Copy out all lines in the data below containing the string "this".

> **Input data**:

______________________________

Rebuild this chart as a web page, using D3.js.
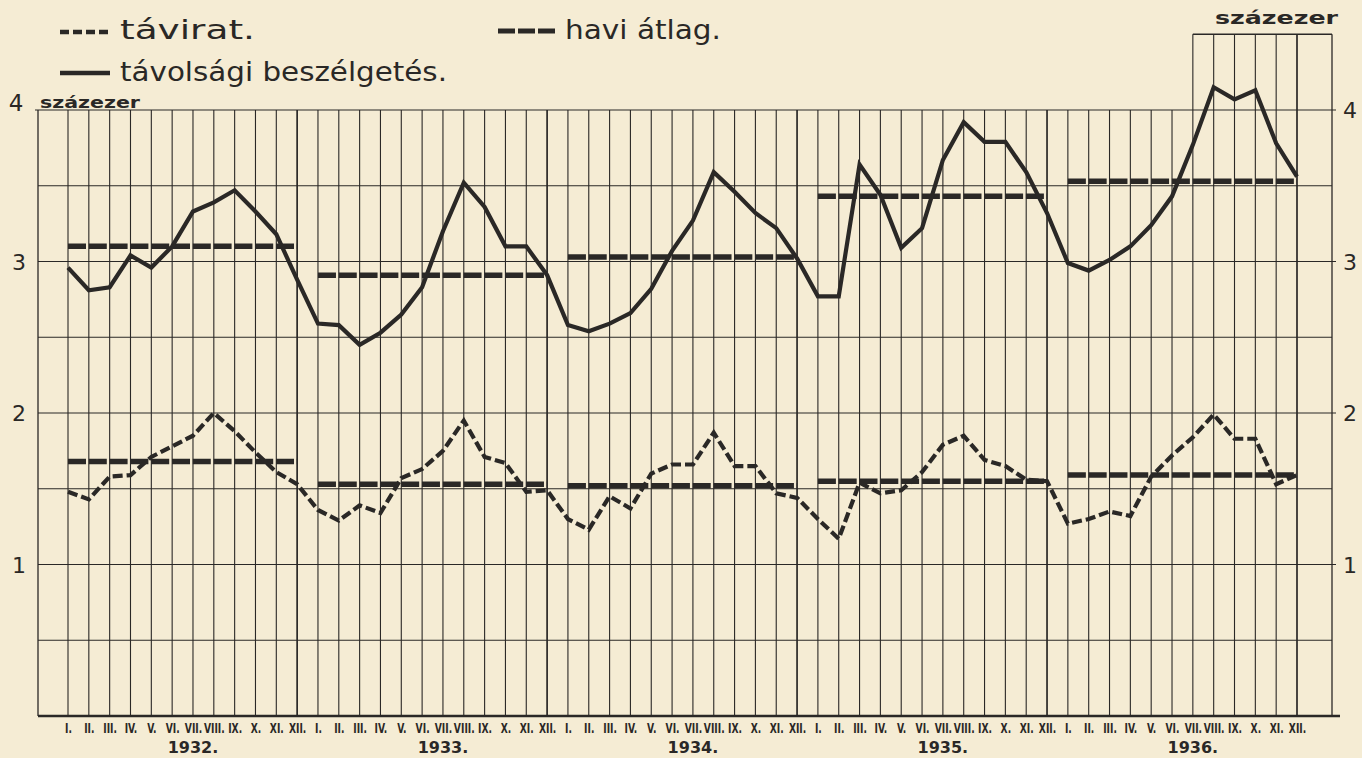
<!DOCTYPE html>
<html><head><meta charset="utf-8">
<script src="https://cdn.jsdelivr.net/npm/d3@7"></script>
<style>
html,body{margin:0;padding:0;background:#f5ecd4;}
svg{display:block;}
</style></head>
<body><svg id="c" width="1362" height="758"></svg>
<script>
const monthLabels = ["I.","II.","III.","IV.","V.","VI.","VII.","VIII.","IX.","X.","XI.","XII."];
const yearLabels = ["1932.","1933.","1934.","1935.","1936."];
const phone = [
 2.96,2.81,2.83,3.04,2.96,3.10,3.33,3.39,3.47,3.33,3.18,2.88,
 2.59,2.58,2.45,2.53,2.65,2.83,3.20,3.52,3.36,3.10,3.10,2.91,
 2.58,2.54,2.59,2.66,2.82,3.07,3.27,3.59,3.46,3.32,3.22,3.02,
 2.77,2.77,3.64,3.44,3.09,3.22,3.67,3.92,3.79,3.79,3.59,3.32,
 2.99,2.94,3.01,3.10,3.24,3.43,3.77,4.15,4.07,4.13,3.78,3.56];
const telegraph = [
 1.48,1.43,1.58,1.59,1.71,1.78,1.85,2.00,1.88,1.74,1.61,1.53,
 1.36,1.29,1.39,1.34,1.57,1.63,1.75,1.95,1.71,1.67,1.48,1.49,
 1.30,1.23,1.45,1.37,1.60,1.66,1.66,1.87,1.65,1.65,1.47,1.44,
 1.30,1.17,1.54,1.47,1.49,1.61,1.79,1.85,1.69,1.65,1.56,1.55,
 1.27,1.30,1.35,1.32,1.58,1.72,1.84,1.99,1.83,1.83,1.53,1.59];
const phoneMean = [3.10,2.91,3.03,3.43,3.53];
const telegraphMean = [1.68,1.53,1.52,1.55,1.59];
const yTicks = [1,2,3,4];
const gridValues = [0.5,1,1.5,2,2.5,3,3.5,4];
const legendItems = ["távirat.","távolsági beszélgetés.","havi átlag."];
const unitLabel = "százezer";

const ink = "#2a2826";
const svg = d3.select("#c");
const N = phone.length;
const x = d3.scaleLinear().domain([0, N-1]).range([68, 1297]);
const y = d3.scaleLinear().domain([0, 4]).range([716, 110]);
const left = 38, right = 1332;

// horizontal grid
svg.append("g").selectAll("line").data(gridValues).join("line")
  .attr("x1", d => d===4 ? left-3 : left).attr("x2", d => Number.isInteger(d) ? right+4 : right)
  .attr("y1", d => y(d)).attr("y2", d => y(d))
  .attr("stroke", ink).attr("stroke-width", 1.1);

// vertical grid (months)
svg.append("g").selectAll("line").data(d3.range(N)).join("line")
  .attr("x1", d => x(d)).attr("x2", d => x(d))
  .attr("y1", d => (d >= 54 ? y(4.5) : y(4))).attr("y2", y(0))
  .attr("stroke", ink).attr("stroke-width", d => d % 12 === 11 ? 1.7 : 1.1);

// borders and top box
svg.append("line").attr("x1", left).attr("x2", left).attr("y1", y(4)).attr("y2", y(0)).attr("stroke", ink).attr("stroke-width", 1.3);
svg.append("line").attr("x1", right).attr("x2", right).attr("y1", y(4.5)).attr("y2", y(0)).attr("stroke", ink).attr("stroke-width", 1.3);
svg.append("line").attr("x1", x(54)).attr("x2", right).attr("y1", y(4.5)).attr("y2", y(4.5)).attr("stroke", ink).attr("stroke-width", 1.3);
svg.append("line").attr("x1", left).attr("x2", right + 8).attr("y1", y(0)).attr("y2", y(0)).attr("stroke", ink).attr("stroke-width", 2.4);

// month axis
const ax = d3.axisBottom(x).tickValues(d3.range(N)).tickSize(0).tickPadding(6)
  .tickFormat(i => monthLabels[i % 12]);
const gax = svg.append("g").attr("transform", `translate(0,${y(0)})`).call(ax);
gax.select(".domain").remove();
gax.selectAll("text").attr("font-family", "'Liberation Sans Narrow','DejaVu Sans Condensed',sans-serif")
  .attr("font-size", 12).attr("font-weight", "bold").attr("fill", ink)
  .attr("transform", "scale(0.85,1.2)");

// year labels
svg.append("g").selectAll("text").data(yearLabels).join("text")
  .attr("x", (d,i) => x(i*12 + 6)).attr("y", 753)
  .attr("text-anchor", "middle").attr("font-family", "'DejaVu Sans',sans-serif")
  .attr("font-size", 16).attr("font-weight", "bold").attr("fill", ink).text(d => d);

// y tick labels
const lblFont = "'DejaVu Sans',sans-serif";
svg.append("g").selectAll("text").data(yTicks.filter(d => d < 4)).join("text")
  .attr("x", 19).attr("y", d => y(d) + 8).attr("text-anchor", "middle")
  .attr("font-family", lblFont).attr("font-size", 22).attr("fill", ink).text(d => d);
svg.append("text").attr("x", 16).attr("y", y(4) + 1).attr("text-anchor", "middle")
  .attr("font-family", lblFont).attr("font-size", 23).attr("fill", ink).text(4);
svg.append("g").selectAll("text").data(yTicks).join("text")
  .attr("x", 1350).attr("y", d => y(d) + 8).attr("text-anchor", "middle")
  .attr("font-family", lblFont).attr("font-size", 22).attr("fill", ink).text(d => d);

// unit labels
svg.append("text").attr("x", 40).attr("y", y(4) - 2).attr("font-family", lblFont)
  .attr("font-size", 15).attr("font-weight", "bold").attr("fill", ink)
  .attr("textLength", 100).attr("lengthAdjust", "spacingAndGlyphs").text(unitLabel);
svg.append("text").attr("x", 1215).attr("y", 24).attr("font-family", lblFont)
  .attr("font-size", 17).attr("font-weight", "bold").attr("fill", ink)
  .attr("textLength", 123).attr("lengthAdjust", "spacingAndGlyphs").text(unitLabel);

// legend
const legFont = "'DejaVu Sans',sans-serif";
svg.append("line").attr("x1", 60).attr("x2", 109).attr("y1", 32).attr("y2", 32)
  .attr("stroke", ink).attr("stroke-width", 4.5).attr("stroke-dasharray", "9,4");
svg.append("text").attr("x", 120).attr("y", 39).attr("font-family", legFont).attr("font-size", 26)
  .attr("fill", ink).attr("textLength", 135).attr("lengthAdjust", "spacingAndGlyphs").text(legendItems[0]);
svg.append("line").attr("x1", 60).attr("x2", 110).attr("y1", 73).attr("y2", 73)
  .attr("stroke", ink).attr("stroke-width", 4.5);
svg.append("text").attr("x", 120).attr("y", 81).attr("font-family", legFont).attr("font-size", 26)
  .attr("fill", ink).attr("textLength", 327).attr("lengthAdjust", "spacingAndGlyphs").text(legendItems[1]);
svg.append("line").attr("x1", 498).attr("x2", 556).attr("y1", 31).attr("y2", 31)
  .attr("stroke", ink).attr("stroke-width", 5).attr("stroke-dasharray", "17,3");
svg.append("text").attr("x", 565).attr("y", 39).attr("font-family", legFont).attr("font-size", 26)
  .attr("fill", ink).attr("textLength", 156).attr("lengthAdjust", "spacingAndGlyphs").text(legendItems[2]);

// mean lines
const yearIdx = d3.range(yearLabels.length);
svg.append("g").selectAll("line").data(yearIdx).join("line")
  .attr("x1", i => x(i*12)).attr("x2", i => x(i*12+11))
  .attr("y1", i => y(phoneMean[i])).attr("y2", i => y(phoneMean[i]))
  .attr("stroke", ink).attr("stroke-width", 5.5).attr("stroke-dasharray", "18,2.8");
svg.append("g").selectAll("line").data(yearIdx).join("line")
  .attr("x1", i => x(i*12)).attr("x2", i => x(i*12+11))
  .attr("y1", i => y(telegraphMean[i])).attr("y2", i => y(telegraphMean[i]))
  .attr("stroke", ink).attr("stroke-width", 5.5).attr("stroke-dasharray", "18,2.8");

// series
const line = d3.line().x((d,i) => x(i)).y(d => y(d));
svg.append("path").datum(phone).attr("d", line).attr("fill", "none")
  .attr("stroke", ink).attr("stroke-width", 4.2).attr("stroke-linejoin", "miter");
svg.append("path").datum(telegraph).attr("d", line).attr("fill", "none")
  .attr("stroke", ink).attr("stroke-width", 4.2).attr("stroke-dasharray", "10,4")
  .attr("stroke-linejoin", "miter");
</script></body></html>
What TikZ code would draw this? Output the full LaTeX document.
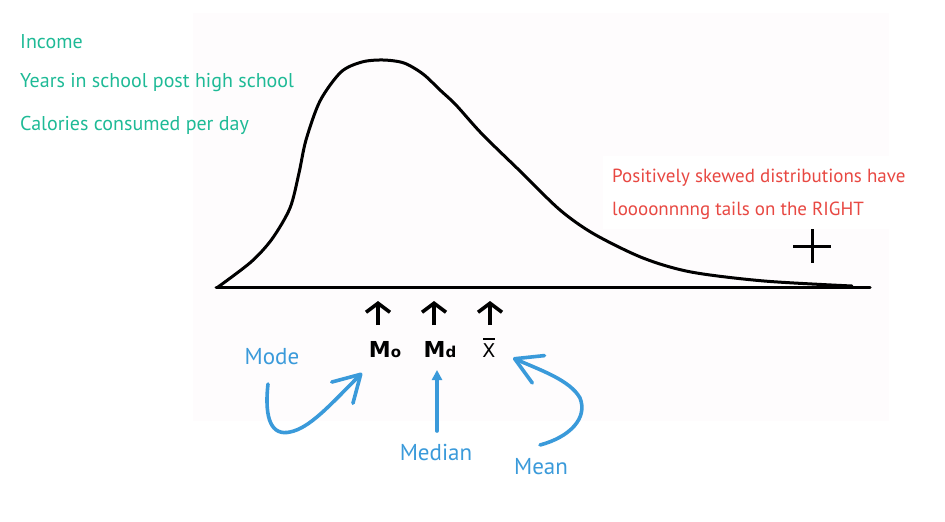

______________________________

> **Written answer**:
Rebuild this chart as a web page, using D3.js.
What TikZ code would draw this? Output the full LaTeX document.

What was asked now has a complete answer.